Absolutely. And if a third party wants to buy tickets at the offered price, that's up to them.
> One might argue (and many artists have ) that the artists would get paid more if there were a market for their tour rather than one company owning the vast majority of large venues.
I think that's where the "reputation laundering" angle comes into play. With its unique position, Ticketmaster gives artists plausible deniability. "Nothing we can do about it", "evils of capitalism", "a monopolist captured the market, government doing nothing", etc. - say artists, for whom the image they project is a core part of their market value. With a properly functioning competitive market, those same artists would have to either get much less, or answer some inconvenient question about ticket pricing.
> it's about artists not wanting the negative attention and feeling that high ticket prices attract, and offloading some of the price to a third party (by having them collect additional fees) to manage this.

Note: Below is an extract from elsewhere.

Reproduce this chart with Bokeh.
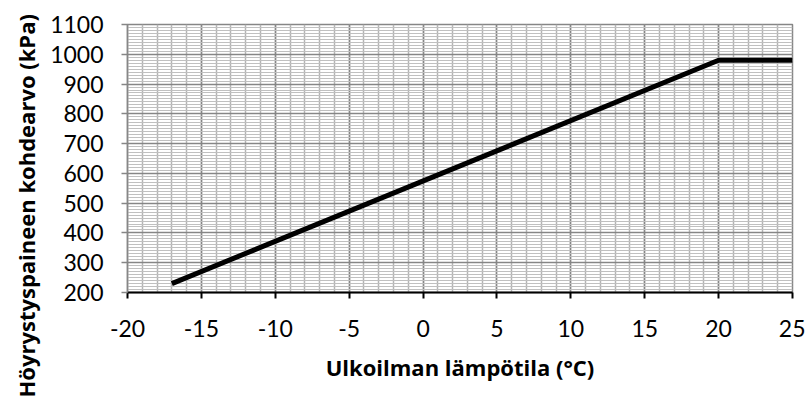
from bokeh.plotting import figure
from bokeh.models import SingleIntervalTicker, Range1d, Title
from bokeh.embed import file_html
from bokeh.resources import INLINE

# Data
temps = [-17, 20, 25]
pressures = [230, 980, 980]
x_ticks = [-20, -15, -10, -5, 0, 5, 10, 15, 20, 25]
x_title = "Ulkoilman lämpötila (°C)"
y_title = "Höyrystyspaineen kohdearvo (kPa)"

p = figure(width=805, height=403, output_backend="svg", toolbar_location=None,
           x_range=Range1d(-20, 25), y_range=Range1d(200, 1100),
           min_border_left=127, min_border_right=13, min_border_top=24, min_border_bottom=111)

p.background_fill_color = "white"
p.border_fill_color = "white"
p.outline_line_color = "#868686"
p.outline_line_width = 1.5

xt = SingleIntervalTicker(interval=5, num_minor_ticks=5)
yt = SingleIntervalTicker(interval=100, num_minor_ticks=10)
p.xaxis.ticker = xt
p.yaxis.ticker = yt
p.xgrid.ticker = xt
p.ygrid.ticker = yt
p.xaxis.major_label_overrides = {t: str(t) for t in x_ticks}

p.xgrid.grid_line_color = "#868686"
p.xgrid.grid_line_width = 1.5
p.ygrid.grid_line_color = "#868686"
p.ygrid.grid_line_width = 1.5
p.xgrid.minor_grid_line_color = "#b4b4b4"
p.xgrid.minor_grid_line_width = 1.5
p.ygrid.minor_grid_line_color = "#c0c0c0"
p.ygrid.minor_grid_line_width = 1

for ax in (p.xaxis, p.yaxis):
    ax.minor_tick_line_color = None
    ax.major_tick_in = 0
    ax.major_tick_out = 6
    ax.major_label_text_font = "Lato"
    ax.major_label_text_font_size = "23px"
    ax.major_label_text_color = "black"

p.xaxis.axis_line_color = "black"
p.xaxis.axis_line_width = 2
p.xaxis.major_tick_line_color = "black"
p.xaxis.major_tick_line_width = 2
p.xaxis.major_label_standoff = 21
p.xaxis.axis_label = x_title
p.xaxis.axis_label_text_font = "Open Sans"
p.xaxis.axis_label_text_font_style = "bold"
p.xaxis.axis_label_text_font_size = "22px"
p.xaxis.axis_label_text_color = "black"
p.xaxis.axis_label_standoff = 12

p.yaxis.axis_line_color = "#868686"
p.yaxis.axis_line_width = 1.5
p.yaxis.major_tick_line_color = "#868686"
p.yaxis.major_tick_line_width = 1.5
p.yaxis.major_label_standoff = 18

p.line(temps, pressures, line_color="black", line_width=5)

t = Title(text=y_title, align="left", offset=-105, standoff=14,
          text_font="Open Sans", text_font_style="bold", text_font_size="22px",
          text_color="black")
p.add_layout(t, "left")

open("out.html", "w").write(file_html(p, INLINE))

I'll try to rephrase. This would only work if the artist selling the ticket by themselves could only sell it lower than Ticketmaster. That is, Ticketmaster can extract MORE money out its customers because they hate Ticketmaster.
That is the idea I contest: people pay more on satisfaction, not on dissatisfaction. Yes, the artist save themselves some hassle, but they dont reduce it, they increase it. I would believe Ticketmaster has some leverage we are not considering.
A thought experiment: lets say artists now sell their tickets on platform independent and simultaneous to Ticketmaster, at the same total price. Would people buy on Ticketmaster because they prefer to hate it than to hate the artist?
Because the promoters, talent, and talent management are all in on it, TM just agrees to take the heat for its cut.
That is not to say that separating TM from the venues will not help concert goers, but maybe not as much as you might think.